Musings on Glamour in 2018

 

Recently, it was my great pleasure to rediscover the live video rendition of Grace Jones’ La Vie En Rose. This may seem arbitrary now but do stay with me - grab a colourless wine and muse with me. Having had the limited pleasure of working in and around various parts of the fashion and beauty industry over the past few years, I have witnessed two things repeatedly. The first: there are only a lucky few who don’t seem to have lost their personal joie de vivre in creating art. The second is that as a general note for my contemporaries; glamour doesn’t exist anymore… not in millennial 2018, that is.

It is from within this haze of realisation that I came upon Ms Jones’ performance. The surroundings are obscured and dark, leaving her center stage as she two-steps and swirls in a metallic pink strappy shift dress. This being shot prior to the birth of Instagram (we can call it B.I.), the camera carries a natural graininess that both obscures and highlights her like the idol she is. This imagery, simple yet bold, brought about a reaction within me. I wanted to run around like Natalie Portman in Paris, liberally spraying Miss Dior on my charming lover. There would be an air of mystery about it all, and my clothing always would be tailored and never machine-washed. Trying to cling to this daydream left me thinking about how it is so much rarer now for art, music and visual media in general to make the spirits lift, and transport one to their most aspirational plane.

It seems an accepted reality that we are not and cannot be excited by anything anymore. There is an engrained cynicism in all those who would have been entering university around 2010 two years after a global recession. This narrowing of everyone’s income and opportunities served to collide with the expansion of every social media platform that we frequent today, and thus created an entirely new light to see and be seen in. There is a cost, in that the saturation of these mediums has arguably deadened the masses to what it is like to experience luxury and iconography in its truest form. How can someone become an icon with complete transparency? How can a lifestyle be aspirational when, through gaining enough followers and striking the right chord with your own audience, you can obtain the same adulation? Furthermore, there is the question of authenticity. Because Ms Jones’ entire career was not documented in full with a Netflix documentary explaining her neuroses, you can retain a sense that she was living and enjoying performing in the moment. There is a void that allows us to imagine and strive for that moment ourselves. Without a tangible downside - a reality, if you will - there is space to aspire.

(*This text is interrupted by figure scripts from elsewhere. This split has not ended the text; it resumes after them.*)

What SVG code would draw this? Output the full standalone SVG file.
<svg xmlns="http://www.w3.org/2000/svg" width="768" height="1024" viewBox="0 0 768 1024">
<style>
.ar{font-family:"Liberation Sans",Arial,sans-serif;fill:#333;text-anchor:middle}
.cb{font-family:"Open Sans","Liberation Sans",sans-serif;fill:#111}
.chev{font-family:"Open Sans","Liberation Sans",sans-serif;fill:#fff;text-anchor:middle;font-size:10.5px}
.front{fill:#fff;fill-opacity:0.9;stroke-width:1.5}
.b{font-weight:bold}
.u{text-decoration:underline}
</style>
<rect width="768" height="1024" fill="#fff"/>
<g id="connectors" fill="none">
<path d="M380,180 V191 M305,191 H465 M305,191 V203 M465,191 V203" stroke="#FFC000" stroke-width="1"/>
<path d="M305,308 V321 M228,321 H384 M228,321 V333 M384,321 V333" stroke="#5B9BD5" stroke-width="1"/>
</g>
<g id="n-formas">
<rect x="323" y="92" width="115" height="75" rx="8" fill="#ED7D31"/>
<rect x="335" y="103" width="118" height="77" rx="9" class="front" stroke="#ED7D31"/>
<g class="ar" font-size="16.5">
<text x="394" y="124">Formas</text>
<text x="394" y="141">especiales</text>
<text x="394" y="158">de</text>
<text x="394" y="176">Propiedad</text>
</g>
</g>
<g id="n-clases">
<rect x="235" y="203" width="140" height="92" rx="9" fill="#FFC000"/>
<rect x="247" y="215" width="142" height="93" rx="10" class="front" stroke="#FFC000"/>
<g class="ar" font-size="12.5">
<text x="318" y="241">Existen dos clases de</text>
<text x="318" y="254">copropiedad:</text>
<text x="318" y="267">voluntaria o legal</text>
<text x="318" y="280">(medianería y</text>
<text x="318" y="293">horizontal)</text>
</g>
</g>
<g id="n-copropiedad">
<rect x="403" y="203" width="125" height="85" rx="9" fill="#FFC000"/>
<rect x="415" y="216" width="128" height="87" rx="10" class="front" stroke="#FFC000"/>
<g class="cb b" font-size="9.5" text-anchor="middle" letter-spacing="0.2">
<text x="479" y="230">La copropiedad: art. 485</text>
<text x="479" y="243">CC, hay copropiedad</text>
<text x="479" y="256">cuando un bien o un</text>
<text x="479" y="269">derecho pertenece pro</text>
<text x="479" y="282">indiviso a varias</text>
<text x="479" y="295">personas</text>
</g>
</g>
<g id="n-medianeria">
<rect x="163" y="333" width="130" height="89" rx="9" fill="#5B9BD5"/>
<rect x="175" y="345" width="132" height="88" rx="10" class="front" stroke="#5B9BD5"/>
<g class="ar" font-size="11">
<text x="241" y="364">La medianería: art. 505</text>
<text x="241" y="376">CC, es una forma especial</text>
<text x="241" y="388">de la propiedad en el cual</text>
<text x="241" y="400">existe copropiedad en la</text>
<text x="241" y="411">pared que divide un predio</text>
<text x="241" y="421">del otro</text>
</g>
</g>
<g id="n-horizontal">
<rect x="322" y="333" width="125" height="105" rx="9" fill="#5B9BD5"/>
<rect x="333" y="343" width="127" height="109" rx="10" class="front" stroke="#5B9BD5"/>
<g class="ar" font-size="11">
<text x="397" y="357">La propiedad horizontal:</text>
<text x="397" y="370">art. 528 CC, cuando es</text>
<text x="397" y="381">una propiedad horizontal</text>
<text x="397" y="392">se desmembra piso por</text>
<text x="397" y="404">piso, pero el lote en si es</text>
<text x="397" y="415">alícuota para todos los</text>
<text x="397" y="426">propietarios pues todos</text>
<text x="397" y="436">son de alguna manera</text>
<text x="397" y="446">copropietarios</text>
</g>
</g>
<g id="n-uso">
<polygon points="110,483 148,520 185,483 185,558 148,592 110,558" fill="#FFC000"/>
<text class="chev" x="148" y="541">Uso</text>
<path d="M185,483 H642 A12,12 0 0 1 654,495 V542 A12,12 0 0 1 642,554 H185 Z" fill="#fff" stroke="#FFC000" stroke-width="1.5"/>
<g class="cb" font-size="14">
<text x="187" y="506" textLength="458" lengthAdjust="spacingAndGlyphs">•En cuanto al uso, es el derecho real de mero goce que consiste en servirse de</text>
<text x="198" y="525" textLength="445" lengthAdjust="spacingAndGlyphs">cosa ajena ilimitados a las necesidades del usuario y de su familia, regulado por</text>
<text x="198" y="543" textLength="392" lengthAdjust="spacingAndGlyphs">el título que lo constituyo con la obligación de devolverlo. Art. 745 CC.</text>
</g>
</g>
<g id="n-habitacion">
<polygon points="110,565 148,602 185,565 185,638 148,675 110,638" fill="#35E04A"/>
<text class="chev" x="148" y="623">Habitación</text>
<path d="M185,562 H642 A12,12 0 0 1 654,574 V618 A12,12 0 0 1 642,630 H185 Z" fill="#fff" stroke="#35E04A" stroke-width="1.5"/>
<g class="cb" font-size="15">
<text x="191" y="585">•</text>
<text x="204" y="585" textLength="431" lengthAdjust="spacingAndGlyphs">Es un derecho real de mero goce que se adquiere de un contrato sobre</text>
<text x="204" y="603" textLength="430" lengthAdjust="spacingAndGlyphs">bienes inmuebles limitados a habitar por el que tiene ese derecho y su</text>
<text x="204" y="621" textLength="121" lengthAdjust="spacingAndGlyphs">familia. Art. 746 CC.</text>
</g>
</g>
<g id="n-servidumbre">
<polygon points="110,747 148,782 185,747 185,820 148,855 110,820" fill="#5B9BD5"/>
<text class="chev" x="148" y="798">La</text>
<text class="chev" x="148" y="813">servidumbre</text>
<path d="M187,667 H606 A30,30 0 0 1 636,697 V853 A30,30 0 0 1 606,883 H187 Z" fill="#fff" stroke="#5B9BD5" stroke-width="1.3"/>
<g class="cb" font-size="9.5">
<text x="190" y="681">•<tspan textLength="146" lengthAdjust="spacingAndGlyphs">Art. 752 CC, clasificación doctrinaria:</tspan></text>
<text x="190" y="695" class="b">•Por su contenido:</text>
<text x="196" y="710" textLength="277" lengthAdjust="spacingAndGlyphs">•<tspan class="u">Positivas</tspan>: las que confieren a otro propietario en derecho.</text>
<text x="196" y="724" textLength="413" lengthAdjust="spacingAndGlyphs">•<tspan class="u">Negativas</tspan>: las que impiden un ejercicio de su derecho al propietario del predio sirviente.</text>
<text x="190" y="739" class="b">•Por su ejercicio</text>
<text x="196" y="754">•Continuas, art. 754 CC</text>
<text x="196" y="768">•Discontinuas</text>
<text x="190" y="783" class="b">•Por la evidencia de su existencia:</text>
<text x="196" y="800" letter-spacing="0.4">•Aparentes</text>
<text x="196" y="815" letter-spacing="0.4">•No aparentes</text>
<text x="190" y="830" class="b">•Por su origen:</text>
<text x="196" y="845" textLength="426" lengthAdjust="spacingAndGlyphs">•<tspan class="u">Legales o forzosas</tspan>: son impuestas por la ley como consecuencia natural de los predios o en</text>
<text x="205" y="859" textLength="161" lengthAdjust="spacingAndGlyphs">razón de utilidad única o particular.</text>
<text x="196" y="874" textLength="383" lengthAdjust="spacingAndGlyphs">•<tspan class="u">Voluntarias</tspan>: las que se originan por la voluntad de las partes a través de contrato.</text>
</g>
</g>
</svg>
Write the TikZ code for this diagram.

There is a reason that the supermodel movement of the eighties and nineties hasn’t been repeated – a group of models couldn’t be created from scratch now and carry the public’s fascination. We need more. The phenomenon of celebrity has been diminished because, like Icarus, we’ve gotten too close. They are civilians with more access in public life, nothing more. I have often thought about which public figures I would be truly excited to meet, and it's genuinely difficult to settle on one. How does one choose if the implication is that that person is simply normal too? We live in an era where the public is savvier, they are aware that chat shows are pre-prepared, stars are dressed by stylists and music is often handed around between artists before one deigns to sing it.

Donald Trump is still President.

So, with this all in mind, what does one do? To quote Andre Leon Talley, “it’s a famine of beauty!” and I cannot help but wonder if part of the reason that the eighties and nineties were so much more socially mobile was because people still had icons. We cannot have this discourse without including Kim Kardashian West, of course, but one could argue to an extent that she has superseded the pitfalls of being known to her public. Due in part to her being a businesswoman and having a large family to diffuse the focus on her, she remains a partially veiled mystery. Having seen their family live out life in a reality format while occasionally having well-kept secrets emerge on their own terms a la Caitlin Jenner sets a precedent; we don’t know everything about them, but simply what they choose to reveal. This is unique, however, and it is surely unrealistic to expect the same from all of the other burgeoning social media presences. It also has to be said that Kimberly is not a celebrity in the classic sense. She is not famous for a conventional talent or art form, but rather for being a social phenomenon. How do we retain our collective want to strive for more through others, when so few are remarkable?

It is not lost on me that in lieu of these musings, the print bibles of luxury and glamour continue to downsize around the world. Glamour Magazine itself now ceases to exist and, forgive my colloquial tone but, big mood. It seems that every bastion that one would have looked to for inspiration is dying out to be replaced by nothing. All we can do is wait to see where the zeitgeist lands next to spark the public's imagination. In the meantime, running through my fantasy Parisian landscape while Grace singes and shimmers will have to do.